Você mencionou sobre o papel da família no processo de aprendizado. Como a família pode atuar de forma que venha contribuir com esse processo? Aliás, qual é o papel da família? A família precisa ser parceira, tem que haver uma parceria entre escola e família sempre. A família precisa aprender Libras para se comunicar com a criança. Os pais precisam levar ao atendimento com a fonoaudióloga, psicóloga. Um desses alunos que eu atendo frequenta o Sepri na Unicamp, que onde é desenvolvida a língua de sinais, eles recebem atendimento psicológico e fonoaudiológico, juntamente com a pedagogia. Lá a família também aprende Libras e também recebe o acompanhamento psicológico. Enquanto as crianças estão em um outro atendimento com a pedagoga e com o instrutor surdo, eles se devolvem bem mais, o processo é bem mais rápido. A família aceitando, a família buscando e trabalhando junto com a escola, ajuda e muito. Então a família precisa aprender a se comunicar com esse filho, com essa criança. Porque a maioria das crianças surdas, são filhas de pais ouvintes, então eles precisam aprender a se comunicar, senão a criança vai ficar sempre isolada e vai ter essa comunicação só na escola? A parceria da  família é fundamental nesse processo.

E o que você considera como “tabu”, no que diz respeito a educação para surdos? Algo que você enquanto pedagoga diria: Não é bem assim. Acho que o principal tabu é em questão do aprendizado mesmo, eles tem uma língua própria, só que ela [língua] tem as características dela. Então eles aprendem sim, tem condições para isso, para se alfabetizar da maneira deles. Eu acho que isso que tem que ser respeitado. Por exemplo, a produção de texto deles nunca vai ser igual a nossa, mas é uma particularidade deles e isso tem que ser respeitado, e a gente as vezes quer que seja da nossa forma e não é assim.
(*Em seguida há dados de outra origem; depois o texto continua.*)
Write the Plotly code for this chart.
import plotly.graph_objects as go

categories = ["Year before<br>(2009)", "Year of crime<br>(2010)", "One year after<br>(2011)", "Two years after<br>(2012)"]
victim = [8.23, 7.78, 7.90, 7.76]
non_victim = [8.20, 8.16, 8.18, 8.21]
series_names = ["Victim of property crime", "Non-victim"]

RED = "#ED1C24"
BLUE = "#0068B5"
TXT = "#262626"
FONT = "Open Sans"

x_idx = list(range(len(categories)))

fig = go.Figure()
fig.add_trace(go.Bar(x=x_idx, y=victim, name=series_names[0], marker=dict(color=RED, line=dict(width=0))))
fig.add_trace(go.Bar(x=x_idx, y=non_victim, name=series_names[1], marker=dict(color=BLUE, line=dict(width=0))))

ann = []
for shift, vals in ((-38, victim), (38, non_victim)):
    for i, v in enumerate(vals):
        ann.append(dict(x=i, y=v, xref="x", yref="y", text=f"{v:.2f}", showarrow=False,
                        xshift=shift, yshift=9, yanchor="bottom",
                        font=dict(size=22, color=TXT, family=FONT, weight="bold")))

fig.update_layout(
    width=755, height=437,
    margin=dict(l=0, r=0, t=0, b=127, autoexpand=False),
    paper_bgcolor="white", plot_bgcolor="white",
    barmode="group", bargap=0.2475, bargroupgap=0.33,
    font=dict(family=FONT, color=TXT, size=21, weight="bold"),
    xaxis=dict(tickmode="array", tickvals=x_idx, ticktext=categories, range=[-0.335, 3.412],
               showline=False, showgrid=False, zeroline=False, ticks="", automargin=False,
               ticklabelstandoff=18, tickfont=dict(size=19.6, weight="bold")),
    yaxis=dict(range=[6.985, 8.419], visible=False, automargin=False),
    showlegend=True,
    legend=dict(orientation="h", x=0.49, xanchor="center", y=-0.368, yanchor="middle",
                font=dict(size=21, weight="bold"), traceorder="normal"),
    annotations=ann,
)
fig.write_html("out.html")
Eles têm muito potencial, profissionalmente falando, eu tive alguns alunos que hoje estão aí trabalhando tem rendimento, eles ‘se viram’, tem o grupo deles, saem ao cinema, dentre outros. Tudo dentro das limitações deles, assim como temos as nossas.

E como avalia a educação para surdos no Brasil? Eu acredito que a educação para surdos no Brasil está avançando cada vez mais, acho que eles [surdos] estão ganhando mais espaço, eles estão ganhando mais direito e eu acho que só tende a avançar. A questão da regularização dos intérpretes nos espaços públicos, nas escolas, nas igrejas, eu acho que está avançando cada vez mais, está ganhando força. Ainda falta muito a conseguir, acho que se tem muito ainda a se batalhar, mas há um avanço.